Context Is Not Memory

Developers routinely confuse context with memory. They are not the same thing.

Memory implies persistence. Something stored, retrievable, updated over time. A context window is none of these. It is a snapshot — a fixed slice of tokens the model attends to during a single forward pass. When the call ends, it is gone.

This matters because it changes what you should build.

If you treat a long context window as memory, you build systems that silently fail. The model appears to "remember" across turns — until it does not. Until the conversation grows long enough, or the chunk you needed fell outside the window.

The correct mental model: the context window is a desk, not a filing cabinet. Everything the model knows during inference must be placed on that desk before it reasons. You decide what goes on the desk. That is the job.

This reframes the engineering problem:

Retrieval is not optional. It is how you manage what gets placed on the desk.
Summarization is not a convenience. It is how you reclaim desk space.
Long contexts slow inference. Every token attends to every other token. Attention is quadratic.

The models are getting better at using long contexts efficiently. But the ceiling on what fits — and what the model actually attends to within that context — is not solved. Important information buried in the middle of a 128K context is not guaranteed attention. This is called lost-in-the-middle, and it is a documented failure mode.

Build as if context is scarce, even when it is not. The discipline makes your system faster, more predictable, and easier to debug.
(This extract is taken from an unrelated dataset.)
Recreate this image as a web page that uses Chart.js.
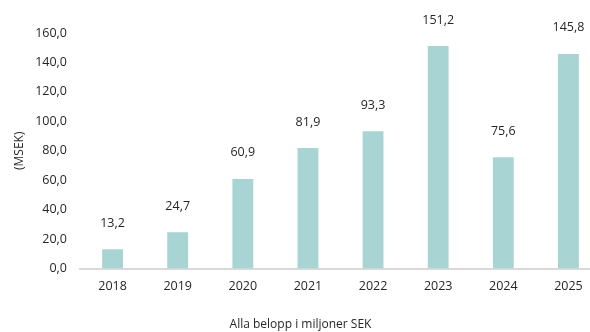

The desk metaphor holds: a cluttered desk slows thinking. So does a cluttered context.

References

Liu, N.F., Lin, K., Hewitt, J., Paranjape, A., Bevilacqua, M., Petroni, F., & Liang, P. (2023). "Lost in the Middle: How Language Models Use Long Contexts." Transactions of the Association for Computational Linguistics, 12, 157-173. https://arxiv.org/abs/2307.03172
Vaswani, A., Shazeer, N., Parmar, N., Uszkoreit, J., Jones, L., Gomez, A.N., Kaiser, L., & Polosukhin, I. (2017). "Attention Is All You Need." NeurIPS 2017. https://arxiv.org/abs/1706.03762
Anthropic. (2024). "Long Context Prompting for Claude." Anthropic Documentation.